> **Given exercise**
Write out each record below exactly as it appears, with no pictures.
-.-.-
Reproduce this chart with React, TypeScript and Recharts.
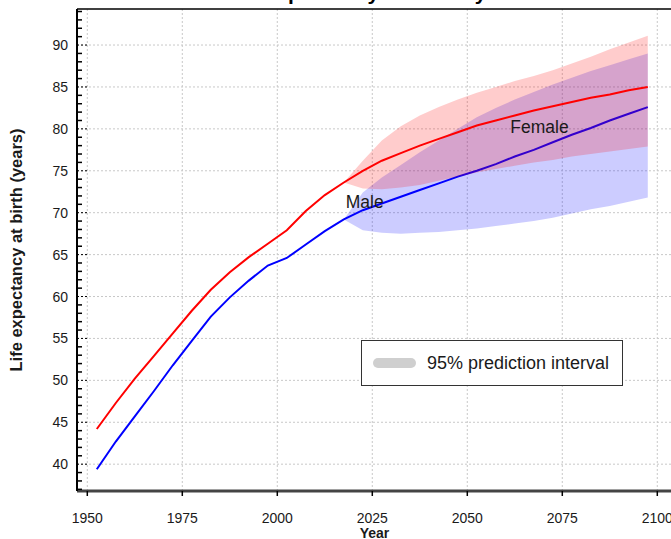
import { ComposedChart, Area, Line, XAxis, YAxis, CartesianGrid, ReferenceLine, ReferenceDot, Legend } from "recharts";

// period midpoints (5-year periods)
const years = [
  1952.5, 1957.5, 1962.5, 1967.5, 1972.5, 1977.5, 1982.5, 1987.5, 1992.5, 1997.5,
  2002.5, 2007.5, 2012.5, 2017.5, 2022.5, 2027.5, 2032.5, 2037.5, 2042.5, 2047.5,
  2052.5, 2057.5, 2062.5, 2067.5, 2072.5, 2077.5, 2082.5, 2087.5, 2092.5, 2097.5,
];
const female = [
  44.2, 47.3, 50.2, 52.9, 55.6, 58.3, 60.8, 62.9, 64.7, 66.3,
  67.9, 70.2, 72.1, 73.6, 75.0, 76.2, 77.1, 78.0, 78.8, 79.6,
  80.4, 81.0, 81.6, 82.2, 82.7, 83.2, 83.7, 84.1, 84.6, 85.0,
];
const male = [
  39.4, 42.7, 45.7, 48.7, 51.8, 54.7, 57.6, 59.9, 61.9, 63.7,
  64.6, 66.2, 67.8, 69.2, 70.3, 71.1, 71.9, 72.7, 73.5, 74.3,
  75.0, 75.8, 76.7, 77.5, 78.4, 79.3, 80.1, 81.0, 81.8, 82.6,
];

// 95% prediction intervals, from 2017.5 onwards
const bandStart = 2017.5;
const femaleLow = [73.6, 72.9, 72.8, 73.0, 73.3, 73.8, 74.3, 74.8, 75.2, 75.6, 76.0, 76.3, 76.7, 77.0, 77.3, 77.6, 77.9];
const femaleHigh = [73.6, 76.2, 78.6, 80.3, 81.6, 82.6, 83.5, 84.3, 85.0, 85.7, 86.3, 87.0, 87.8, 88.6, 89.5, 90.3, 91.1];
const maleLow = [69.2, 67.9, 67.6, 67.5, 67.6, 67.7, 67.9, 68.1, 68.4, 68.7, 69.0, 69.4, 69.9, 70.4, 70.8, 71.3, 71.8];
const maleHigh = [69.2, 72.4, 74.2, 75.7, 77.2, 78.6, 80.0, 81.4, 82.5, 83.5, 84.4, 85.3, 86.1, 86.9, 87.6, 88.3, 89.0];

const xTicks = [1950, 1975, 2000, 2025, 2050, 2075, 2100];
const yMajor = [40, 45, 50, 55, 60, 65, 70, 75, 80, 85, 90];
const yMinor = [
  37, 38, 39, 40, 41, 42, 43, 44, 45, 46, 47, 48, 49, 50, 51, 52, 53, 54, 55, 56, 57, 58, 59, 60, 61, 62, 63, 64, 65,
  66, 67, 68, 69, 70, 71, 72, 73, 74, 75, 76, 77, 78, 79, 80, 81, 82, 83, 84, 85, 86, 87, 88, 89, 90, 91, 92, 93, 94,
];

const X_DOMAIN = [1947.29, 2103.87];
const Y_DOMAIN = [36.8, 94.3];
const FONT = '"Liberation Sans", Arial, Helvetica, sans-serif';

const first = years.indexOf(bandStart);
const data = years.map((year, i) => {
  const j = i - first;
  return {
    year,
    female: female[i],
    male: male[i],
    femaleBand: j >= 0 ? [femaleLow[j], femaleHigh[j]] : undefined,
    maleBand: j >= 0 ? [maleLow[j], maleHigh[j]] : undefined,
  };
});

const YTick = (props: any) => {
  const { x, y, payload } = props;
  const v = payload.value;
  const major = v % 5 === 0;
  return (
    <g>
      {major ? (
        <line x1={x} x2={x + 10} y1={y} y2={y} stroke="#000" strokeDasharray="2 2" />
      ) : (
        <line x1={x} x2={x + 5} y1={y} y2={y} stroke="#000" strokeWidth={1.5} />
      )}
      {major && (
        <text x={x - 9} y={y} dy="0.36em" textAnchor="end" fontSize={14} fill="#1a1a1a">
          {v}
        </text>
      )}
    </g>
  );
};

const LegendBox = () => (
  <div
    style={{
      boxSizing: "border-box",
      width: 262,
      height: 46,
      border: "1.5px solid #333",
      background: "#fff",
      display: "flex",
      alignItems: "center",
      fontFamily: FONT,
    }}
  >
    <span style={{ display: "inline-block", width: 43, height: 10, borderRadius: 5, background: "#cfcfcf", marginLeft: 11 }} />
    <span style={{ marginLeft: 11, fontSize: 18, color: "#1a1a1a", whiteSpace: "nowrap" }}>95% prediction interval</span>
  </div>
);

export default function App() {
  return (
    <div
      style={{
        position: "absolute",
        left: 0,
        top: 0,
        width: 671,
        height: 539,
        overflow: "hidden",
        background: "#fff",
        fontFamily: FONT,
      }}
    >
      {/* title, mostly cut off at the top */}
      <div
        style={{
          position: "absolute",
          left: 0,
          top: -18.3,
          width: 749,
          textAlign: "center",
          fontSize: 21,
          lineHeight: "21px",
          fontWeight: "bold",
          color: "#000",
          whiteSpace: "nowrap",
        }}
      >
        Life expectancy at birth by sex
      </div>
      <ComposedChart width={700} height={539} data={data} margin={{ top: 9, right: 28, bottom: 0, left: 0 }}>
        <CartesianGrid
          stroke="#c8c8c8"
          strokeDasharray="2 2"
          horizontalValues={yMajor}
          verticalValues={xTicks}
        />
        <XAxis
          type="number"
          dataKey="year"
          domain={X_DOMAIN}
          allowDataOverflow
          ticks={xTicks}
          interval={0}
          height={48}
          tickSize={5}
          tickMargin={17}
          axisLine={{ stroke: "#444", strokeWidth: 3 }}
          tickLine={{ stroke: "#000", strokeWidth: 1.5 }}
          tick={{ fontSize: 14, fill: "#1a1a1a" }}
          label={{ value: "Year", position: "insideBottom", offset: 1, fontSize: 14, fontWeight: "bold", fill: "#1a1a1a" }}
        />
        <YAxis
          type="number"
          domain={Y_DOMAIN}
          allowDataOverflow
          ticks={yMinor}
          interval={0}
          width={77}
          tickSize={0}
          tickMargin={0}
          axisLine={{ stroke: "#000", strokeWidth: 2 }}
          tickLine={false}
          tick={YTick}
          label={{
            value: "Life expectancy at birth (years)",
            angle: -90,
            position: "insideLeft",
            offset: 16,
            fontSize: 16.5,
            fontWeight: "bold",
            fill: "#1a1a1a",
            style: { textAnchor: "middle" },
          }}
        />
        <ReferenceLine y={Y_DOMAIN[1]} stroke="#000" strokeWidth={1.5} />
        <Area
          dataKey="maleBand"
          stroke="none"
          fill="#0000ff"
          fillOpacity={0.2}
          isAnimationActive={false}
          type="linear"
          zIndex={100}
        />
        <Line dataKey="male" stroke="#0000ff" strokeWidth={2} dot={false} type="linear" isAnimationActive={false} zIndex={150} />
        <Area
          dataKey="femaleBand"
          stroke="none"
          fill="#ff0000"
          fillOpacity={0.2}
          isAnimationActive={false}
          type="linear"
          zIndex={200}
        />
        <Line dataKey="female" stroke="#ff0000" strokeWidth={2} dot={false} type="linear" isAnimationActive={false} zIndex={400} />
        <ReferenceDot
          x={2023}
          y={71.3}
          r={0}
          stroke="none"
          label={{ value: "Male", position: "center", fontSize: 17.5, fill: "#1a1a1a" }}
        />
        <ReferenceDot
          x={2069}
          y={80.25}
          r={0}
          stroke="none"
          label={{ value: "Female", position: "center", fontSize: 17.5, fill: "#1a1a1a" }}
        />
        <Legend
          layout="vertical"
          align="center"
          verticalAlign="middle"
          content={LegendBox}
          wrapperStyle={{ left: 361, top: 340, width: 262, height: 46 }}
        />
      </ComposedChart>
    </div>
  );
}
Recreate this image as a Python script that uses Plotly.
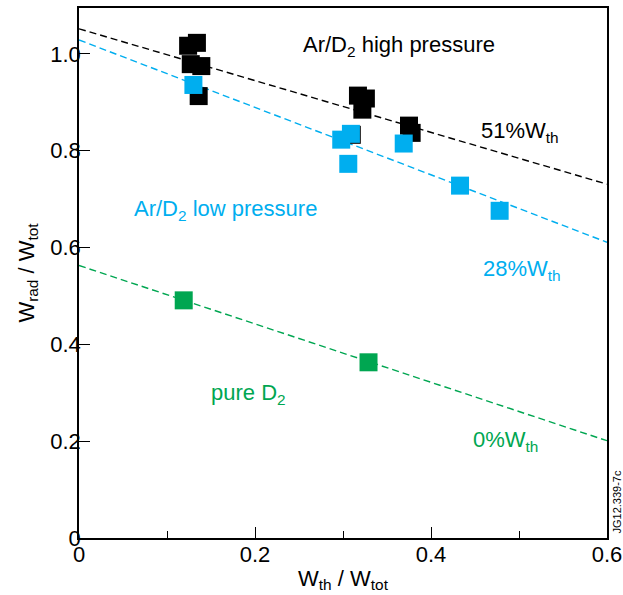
-.-.-
> **Expected answer**
Reproduce this chart with React, TypeScript and Recharts.
import { ComposedChart, Area, Line, XAxis, YAxis, CartesianGrid, ReferenceLine, ReferenceDot, Legend } from "recharts";

// period midpoints (5-year periods)
const years = [
  1952.5, 1957.5, 1962.5, 1967.5, 1972.5, 1977.5, 1982.5, 1987.5, 1992.5, 1997.5,
  2002.5, 2007.5, 2012.5, 2017.5, 2022.5, 2027.5, 2032.5, 2037.5, 2042.5, 2047.5,
  2052.5, 2057.5, 2062.5, 2067.5, 2072.5, 2077.5, 2082.5, 2087.5, 2092.5, 2097.5,
];
const female = [
  44.2, 47.3, 50.2, 52.9, 55.6, 58.3, 60.8, 62.9, 64.7, 66.3,
  67.9, 70.2, 72.1, 73.6, 75.0, 76.2, 77.1, 78.0, 78.8, 79.6,
  80.4, 81.0, 81.6, 82.2, 82.7, 83.2, 83.7, 84.1, 84.6, 85.0,
];
const male = [
  39.4, 42.7, 45.7, 48.7, 51.8, 54.7, 57.6, 59.9, 61.9, 63.7,
  64.6, 66.2, 67.8, 69.2, 70.3, 71.1, 71.9, 72.7, 73.5, 74.3,
  75.0, 75.8, 76.7, 77.5, 78.4, 79.3, 80.1, 81.0, 81.8, 82.6,
];

// 95% prediction intervals, from 2017.5 onwards
const bandStart = 2017.5;
const femaleLow = [73.6, 72.9, 72.8, 73.0, 73.3, 73.8, 74.3, 74.8, 75.2, 75.6, 76.0, 76.3, 76.7, 77.0, 77.3, 77.6, 77.9];
const femaleHigh = [73.6, 76.2, 78.6, 80.3, 81.6, 82.6, 83.5, 84.3, 85.0, 85.7, 86.3, 87.0, 87.8, 88.6, 89.5, 90.3, 91.1];
const maleLow = [69.2, 67.9, 67.6, 67.5, 67.6, 67.7, 67.9, 68.1, 68.4, 68.7, 69.0, 69.4, 69.9, 70.4, 70.8, 71.3, 71.8];
const maleHigh = [69.2, 72.4, 74.2, 75.7, 77.2, 78.6, 80.0, 81.4, 82.5, 83.5, 84.4, 85.3, 86.1, 86.9, 87.6, 88.3, 89.0];

const xTicks = [1950, 1975, 2000, 2025, 2050, 2075, 2100];
const yMajor = [40, 45, 50, 55, 60, 65, 70, 75, 80, 85, 90];
const yMinor = [
  37, 38, 39, 40, 41, 42, 43, 44, 45, 46, 47, 48, 49, 50, 51, 52, 53, 54, 55, 56, 57, 58, 59, 60, 61, 62, 63, 64, 65,
  66, 67, 68, 69, 70, 71, 72, 73, 74, 75, 76, 77, 78, 79, 80, 81, 82, 83, 84, 85, 86, 87, 88, 89, 90, 91, 92, 93, 94,
];

const X_DOMAIN = [1947.29, 2103.87];
const Y_DOMAIN = [36.8, 94.3];
const FONT = '"Liberation Sans", Arial, Helvetica, sans-serif';

const first = years.indexOf(bandStart);
const data = years.map((year, i) => {
  const j = i - first;
  return {
    year,
    female: female[i],
    male: male[i],
    femaleBand: j >= 0 ? [femaleLow[j], femaleHigh[j]] : undefined,
    maleBand: j >= 0 ? [maleLow[j], maleHigh[j]] : undefined,
  };
});

const YTick = (props: any) => {
  const { x, y, payload } = props;
  const v = payload.value;
  const major = v % 5 === 0;
  return (
    <g>
      {major ? (
        <line x1={x} x2={x + 10} y1={y} y2={y} stroke="#000" strokeDasharray="2 2" />
      ) : (
        <line x1={x} x2={x + 5} y1={y} y2={y} stroke="#000" strokeWidth={1.5} />
      )}
      {major && (
        <text x={x - 9} y={y} dy="0.36em" textAnchor="end" fontSize={14} fill="#1a1a1a">
          {v}
        </text>
      )}
    </g>
  );
};

const LegendBox = () => (
  <div
    style={{
      boxSizing: "border-box",
      width: 262,
      height: 46,
      border: "1.5px solid #333",
      background: "#fff",
      display: "flex",
      alignItems: "center",
      fontFamily: FONT,
    }}
  >
    <span style={{ display: "inline-block", width: 43, height: 10, borderRadius: 5, background: "#cfcfcf", marginLeft: 11 }} />
    <span style={{ marginLeft: 11, fontSize: 18, color: "#1a1a1a", whiteSpace: "nowrap" }}>95% prediction interval</span>
  </div>
);

export default function App() {
  return (
    <div
      style={{
        position: "absolute",
        left: 0,
        top: 0,
        width: 671,
        height: 539,
        overflow: "hidden",
        background: "#fff",
        fontFamily: FONT,
      }}
    >
      {/* title, mostly cut off at the top */}
      <div
        style={{
          position: "absolute",
          left: 0,
          top: -18.3,
          width: 749,
          textAlign: "center",
          fontSize: 21,
          lineHeight: "21px",
          fontWeight: "bold",
          color: "#000",
          whiteSpace: "nowrap",
        }}
      >
        Life expectancy at birth by sex
      </div>
      <ComposedChart width={700} height={539} data={data} margin={{ top: 9, right: 28, bottom: 0, left: 0 }}>
        <CartesianGrid
          stroke="#c8c8c8"
          strokeDasharray="2 2"
          horizontalValues={yMajor}
          verticalValues={xTicks}
        />
        <XAxis
          type="number"
          dataKey="year"
          domain={X_DOMAIN}
          allowDataOverflow
          ticks={xTicks}
          interval={0}
          height={48}
          tickSize={5}
          tickMargin={17}
          axisLine={{ stroke: "#444", strokeWidth: 3 }}
          tickLine={{ stroke: "#000", strokeWidth: 1.5 }}
          tick={{ fontSize: 14, fill: "#1a1a1a" }}
          label={{ value: "Year", position: "insideBottom", offset: 1, fontSize: 14, fontWeight: "bold", fill: "#1a1a1a" }}
        />
        <YAxis
          type="number"
          domain={Y_DOMAIN}
          allowDataOverflow
          ticks={yMinor}
          interval={0}
          width={77}
          tickSize={0}
          tickMargin={0}
          axisLine={{ stroke: "#000", strokeWidth: 2 }}
          tickLine={false}
          tick={YTick}
          label={{
            value: "Life expectancy at birth (years)",
            angle: -90,
            position: "insideLeft",
            offset: 16,
            fontSize: 16.5,
            fontWeight: "bold",
            fill: "#1a1a1a",
            style: { textAnchor: "middle" },
          }}
        />
        <ReferenceLine y={Y_DOMAIN[1]} stroke="#000" strokeWidth={1.5} />
        <Area
          dataKey="maleBand"
          stroke="none"
          fill="#0000ff"
          fillOpacity={0.2}
          isAnimationActive={false}
          type="linear"
          zIndex={100}
        />
        <Line dataKey="male" stroke="#0000ff" strokeWidth={2} dot={false} type="linear" isAnimationActive={false} zIndex={150} />
        <Area
          dataKey="femaleBand"
          stroke="none"
          fill="#ff0000"
          fillOpacity={0.2}
          isAnimationActive={false}
          type="linear"
          zIndex={200}
        />
        <Line dataKey="female" stroke="#ff0000" strokeWidth={2} dot={false} type="linear" isAnimationActive={false} zIndex={400} />
        <ReferenceDot
          x={2023}
          y={71.3}
          r={0}
          stroke="none"
          label={{ value: "Male", position: "center", fontSize: 17.5, fill: "#1a1a1a" }}
        />
        <ReferenceDot
          x={2069}
          y={80.25}
          r={0}
          stroke="none"
          label={{ value: "Female", position: "center", fontSize: 17.5, fill: "#1a1a1a" }}
        />
        <Legend
          layout="vertical"
          align="center"
          verticalAlign="middle"
          content={LegendBox}
          wrapperStyle={{ left: 361, top: 340, width: 262, height: 46 }}
        />
      </ComposedChart>
    </div>
  );
}
Recreate this image as a Python script that uses Plotly.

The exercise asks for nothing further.